DTI-based tractography is an increasingly important tool for planning brain surgery in patients suffering from brain tumours. However, there is an ongoing debate which tracking approaches yield the most valid results. Especially the use of functional localizer data such as navigated transcranial magnetic stimulation (nTMS) or functional magnetic resonance imaging (fMRI) seem to improve fibre tracking data in conditions where anatomical landmarks are less informative due to tumour-induced distortions of the gyral anatomy.
It has been generally accepted that deep brain stimulation (DBS) not only acts in the nucleus where it is being applied, as initially thought, but that chronic stimulation activates axons located in its scope, and that this activation can exert its effects in distant areas. Considering this, DBS target identification should be made based on techniques that identify white matter tracts, such as tractography, rather than only by identifying specific nuclei on conventional magnetic resonance imaging.
Tractography has been used in the field of DBS to help clarify relevant aspects in the selection of targets and in evaluating its therapeutic effects in movement disorders, psychiatric diseases and pain.
Studies are scarce so far, but they have provided data that, if confirmed, may optimize DBS surgery. Tractography might become a routine tool for DBS surgery in the near future 8).
Diffusion tensor tractography (DTT) effectively revealed the location of the facial nerve (FN), including cases in which the FN was membranoid or passed through the interface between an area exhibiting cystic changes and the tumor nodule. Fibers aside from the FN and the TN were revealed by DTT in patients who retained functional hearing. Penetrating fibers were also found using DTT. This technique can be useful during VS resection 9).

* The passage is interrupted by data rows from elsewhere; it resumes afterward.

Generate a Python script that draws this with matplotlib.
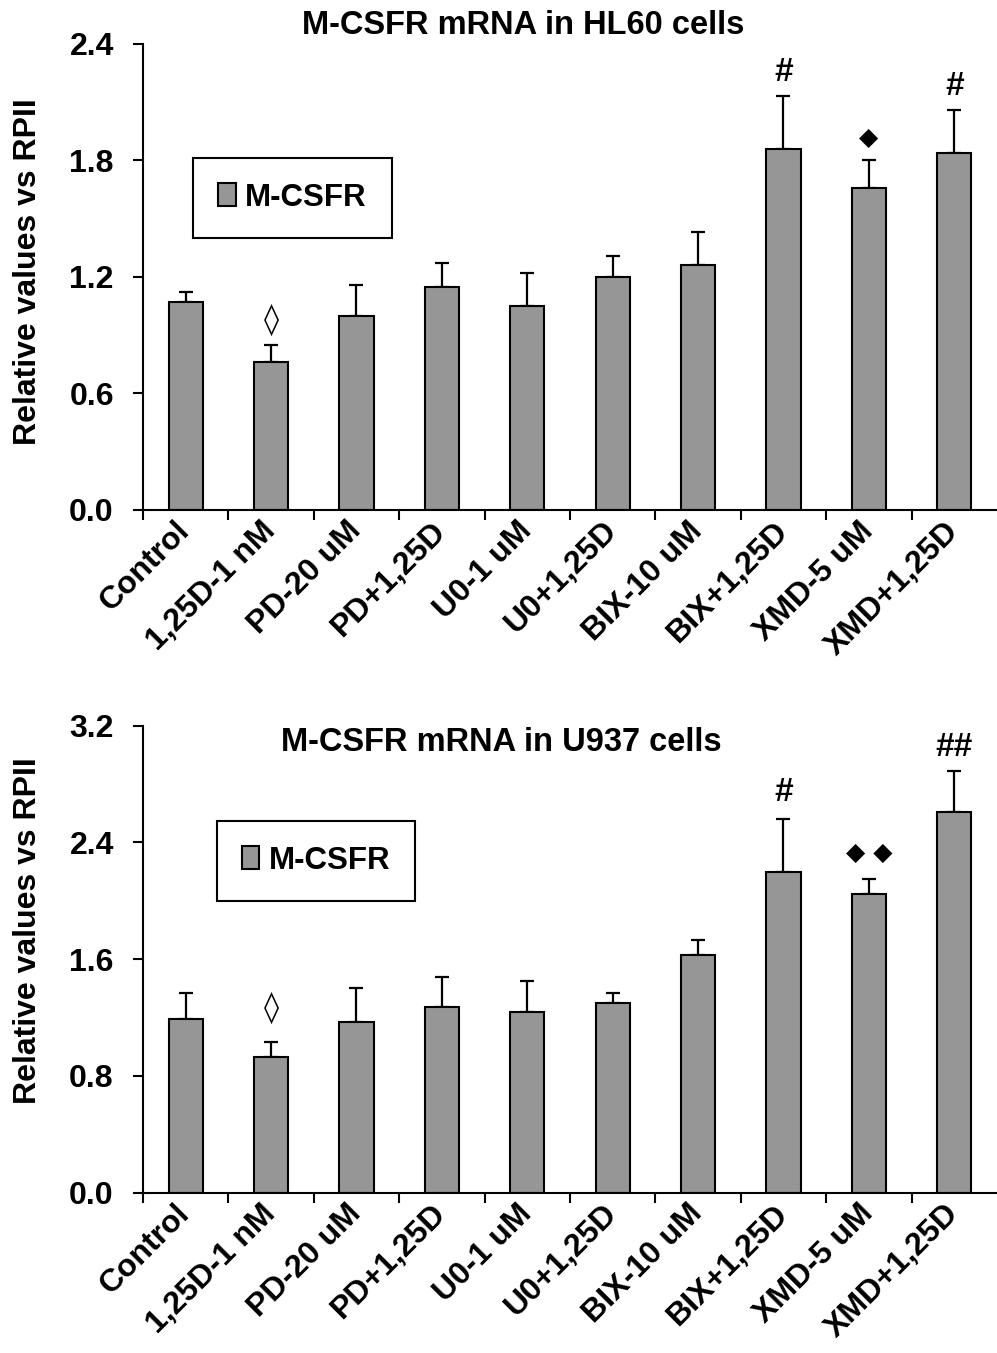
"""
M-CSFR mRNA bar charts for HL60 and U937 cells (relative to RPII).
"""

import numpy as np
import matplotlib
matplotlib.use("Agg")
import matplotlib.pyplot as plt
from matplotlib.patches import Patch

# categories shared by both panels
categories = ["Control", "1,25D-1 nM", "PD-20 uM", "PD+1,25D", "U0-1 uM",
              "U0+1,25D", "BIX-10 uM", "BIX+1,25D", "XMD-5 uM", "XMD+1,25D"]

# HL60 panel
hl60_values = [1.07, 0.76, 1.00, 1.15, 1.05, 1.20, 1.26, 1.86, 1.66, 1.84]
hl60_sem = [0.05, 0.09, 0.16, 0.12, 0.17, 0.11, 0.17, 0.27, 0.14, 0.22]
hl60_marks = ["", "\u25CA", "", "", "", "", "", "#", "\u25C6", "#"]

# U937 panel
u937_values = [1.19, 0.93, 1.17, 1.27, 1.24, 1.30, 1.63, 2.20, 2.05, 2.61]
u937_sem = [0.18, 0.10, 0.23, 0.21, 0.21, 0.07, 0.10, 0.36, 0.10, 0.28]
u937_marks = ["", "\u25CA", "", "", "", "", "", "#", "\u25C6 \u25C6", "##"]

BAR_COLOR = "#969696"
FONT = ["Liberation Sans", "DejaVu Sans"]

plt.rcParams["font.family"] = FONT
plt.rcParams["font.weight"] = "bold"


def draw_panel(ax, values, sem, marks, ymax, step, title, title_x, title_y,
               legend_pos, mark_offsets):
    x = np.arange(len(categories))
    ax.bar(x, values, width=0.4, color=BAR_COLOR, edgecolor="black",
           linewidth=1.5, zorder=2)
    ax.errorbar(x, values, yerr=[np.zeros(len(sem)), sem], fmt="none",
                ecolor="black", elinewidth=1.6, capsize=5, capthick=1.6,
                zorder=1)

    for i, m in enumerate(marks):
        if not m:
            continue
        is_hash = m.startswith("#")
        if is_hash:
            fs = 24
        elif m == "\u25CA":
            fs = 22
        else:
            fs = 18
        ax.annotate(m, (x[i], values[i] + sem[i]), xytext=(0, mark_offsets[i]),
                    textcoords="offset points", ha="center", va="center",
                    fontsize=fs, fontweight="bold" if is_hash else "normal",
                    family=FONT if is_hash else ["DejaVu Sans"])

    ax.set_xlim(-0.5, len(categories) - 0.5)
    ax.set_ylim(0, ymax)
    ticks = np.arange(0, ymax + 1e-9, step)
    ax.set_yticks(ticks)
    ax.set_yticklabels([f"{v:.1f}" for v in ticks], fontsize=23,
                       fontweight="bold")

    # ticks between categories, labels at category centres
    ax.set_xticks(np.arange(-0.5, len(categories) - 0.5, 1.0))
    ax.set_xticklabels([])
    ax.set_xticks(x, minor=True)
    ax.set_xticklabels(categories, minor=True, rotation=45, ha="right",
                       va="center", rotation_mode="anchor", fontsize=23,
                       fontweight="bold")
    ax.tick_params(axis="x", which="minor", length=0, pad=12)
    ax.tick_params(axis="x", which="major", length=7, width=1.5, direction="out")
    ax.tick_params(axis="y", length=7, width=1.5, direction="out", pad=14)

    for side in ["top", "right"]:
        ax.spines[side].set_visible(False)
    for side in ["left", "bottom"]:
        ax.spines[side].set_linewidth(1.5)

    handle = Patch(facecolor=BAR_COLOR, edgecolor="black", linewidth=1.5)
    leg = ax.legend([handle], ["M-CSFR"], loc="center", bbox_to_anchor=legend_pos,
                    fancybox=False, framealpha=1, edgecolor="black",
                    prop={"size": 22.5, "weight": "bold"}, handlelength=0.55,
                    handleheight=0.75, handletextpad=0.3, borderpad=0.8,
                    borderaxespad=0)
    leg.get_frame().set_linewidth(1.5)

    ax.figure.text(title_x, title_y, title, ha="center", va="center",
                   fontsize=23.5, fontweight="bold")


fig = plt.figure(figsize=(9.97, 13.53), dpi=100)

ax1 = fig.add_axes([0.1434, 0.6231, 0.8566, 0.3444])
draw_panel(ax1, hl60_values, hl60_sem, hl60_marks, 2.4, 0.6,
           "M-CSFR mRNA in HL60 cells", 0.525, 0.981, (0.175, 0.670),
           [18, 18, 18, 18, 18, 18, 18, 17, 16, 17])

ax2 = fig.add_axes([0.1434, 0.1185, 0.8566, 0.3451])
draw_panel(ax2, u937_values, u937_sem, u937_marks, 3.2, 0.8,
           "M-CSFR mRNA in U937 cells", 0.503, 0.451, (0.203, 0.711),
           [25, 25, 25, 25, 25, 25, 25, 19, 19, 17])

fig.text(0.028, 1 - 272 / 1353, "Relative values vs RPII", rotation=90,
         ha="center", va="center", fontsize=23, fontweight="bold")
fig.text(0.028, 1 - 931 / 1353, "Relative values vs RPII", rotation=90,
         ha="center", va="center", fontsize=23, fontweight="bold")

fig.savefig("out.png", dpi=100)
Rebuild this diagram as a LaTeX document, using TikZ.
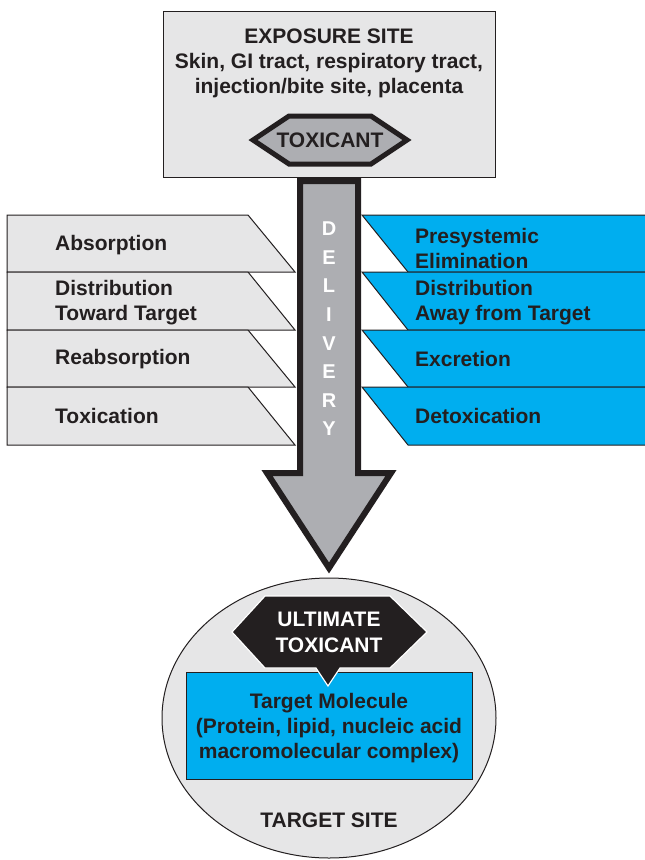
\documentclass[tikz,border=0pt]{standalone}
\usepackage{fontspec}
\setmainfont{Liberation Sans}
\usetikzlibrary{positioning}
\definecolor{boxgray}{HTML}{E6E6E7}
\definecolor{arrowgray}{HTML}{ADAEB2}
\definecolor{cyanbox}{HTML}{00AEEF}
\definecolor{ink}{HTML}{231F20}

\begin{document}
\begin{tikzpicture}[x=1pt, y=-1pt]
    \tikzset{
        txt/.style = {font=\bfseries\fontsize{21}{25}\selectfont, text=ink, inner sep=0pt, align=center},
        rowtext/.style = {txt, anchor=west, align=left},
        grayrow/.style = {draw=ink, line width=1pt, fill=boxgray},
        bluerow/.style = {draw=ink, line width=1pt, fill=cyanbox},
        hexagon/.style = {line width=5pt, line join=miter, draw=ink, fill=arrowgray}
    }
    \useasboundingbox (0,0) rectangle (645,860);

    % exposure site
    \draw [grayrow] (163,11) rectangle (495,177);
    \node (exposure) [txt] at (329,63) {EXPOSURE SITE\\Skin, GI tract, respiratory tract,\\injection/bite site, placenta};
    \draw [hexagon] (253,140) -- (289,116) -- (371,116) -- (407,140) -- (371,164) -- (289,164) -- cycle;
    \node (toxicant) [txt] at (330,140) {TOXICANT};

    % left side
    \draw [grayrow] (7,215) -- (248,215) -- (295,272) -- (7,272) -- cycle;
    \draw [grayrow] (7,272) -- (248,272) -- (295,330) -- (7,330) -- cycle;
    \draw [grayrow] (7,330) -- (248,330) -- (295,387) -- (7,387) -- cycle;
    \draw [grayrow] (7,387) -- (248,387) -- (295,445) -- (7,445) -- cycle;
    \node (absorption) [rowtext] at (55,245) {Absorption};
    \node (toward) [rowtext] at (55,303) {Distribution\\Toward Target};
    \node (reabsorption) [rowtext] at (55,359) {Reabsorption};
    \node (toxication) [rowtext] at (55,416) {Toxication};

    % right side
    \draw [bluerow] (362,215) -- (650,215) -- (650,272) -- (408,272) -- cycle;
    \draw [bluerow] (362,272) -- (650,272) -- (650,330) -- (408,330) -- cycle;
    \draw [bluerow] (362,330) -- (650,330) -- (650,387) -- (408,387) -- cycle;
    \draw [bluerow] (362,387) -- (650,387) -- (650,445) -- (408,445) -- cycle;
    \node (presystemic) [rowtext] at (415,248) {Presystemic\\Elimination};
    \node (away) [rowtext] at (415,303) {Distribution\\Away from Target};
    \node (excretion) [rowtext] at (415,359) {Excretion};
    \node (detoxication) [rowtext] at (415,416) {Detoxication};

    % delivery arrow
    \draw [hexagon, line width=6pt] (300,181) -- (358,181) -- (358,473) -- (391,473) -- (329,568)
        -- (267,473) -- (300,473) -- cycle;
    \node (delivery) [txt, text=white, font=\bfseries\fontsize{20}{28.6}\selectfont] at (329,329)
        {D\\E\\L\\I\\V\\E\\R\\Y};

    % target site
    \draw [grayrow] (329,718) ellipse [x radius=167, y radius=140];
    \draw [bluerow] (186,672) rectangle (472,779);
    \draw [fill=ink, draw=white, line width=1.2pt] (232,632) -- (265,596) -- (390,596) -- (427,632)
        -- (390,668) -- (340,668) -- (328,686) -- (316,668) -- (265,668) -- cycle;
    \node (ultimate) [txt, text=white, font=\bfseries\fontsize{21}{26}\selectfont] at (329,632) {ULTIMATE\\TOXICANT};
    \node (molecule) [txt] at (329,728) {Target Molecule\\(Protein, lipid, nucleic acid\\macromolecular complex)};
    \node (site) [txt] at (329,820) {TARGET SITE};
\end{tikzpicture}
\end{document}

Yoshino et al. visualized facial or vestibulocochlear nerves in nine of 11 patients (81.8%). For the first time, DTT proved able to visualize not only the facial nerve but also the vestibulocochlear nerve in VS patients. Despite our findings, good methods for distinguishing whether a visualized nerve tract represents facial nerve, vestibulocochlear nerve, or only noise remain unavailable. Close attention should therefore be paid to the interpretation of visualized fibers 10).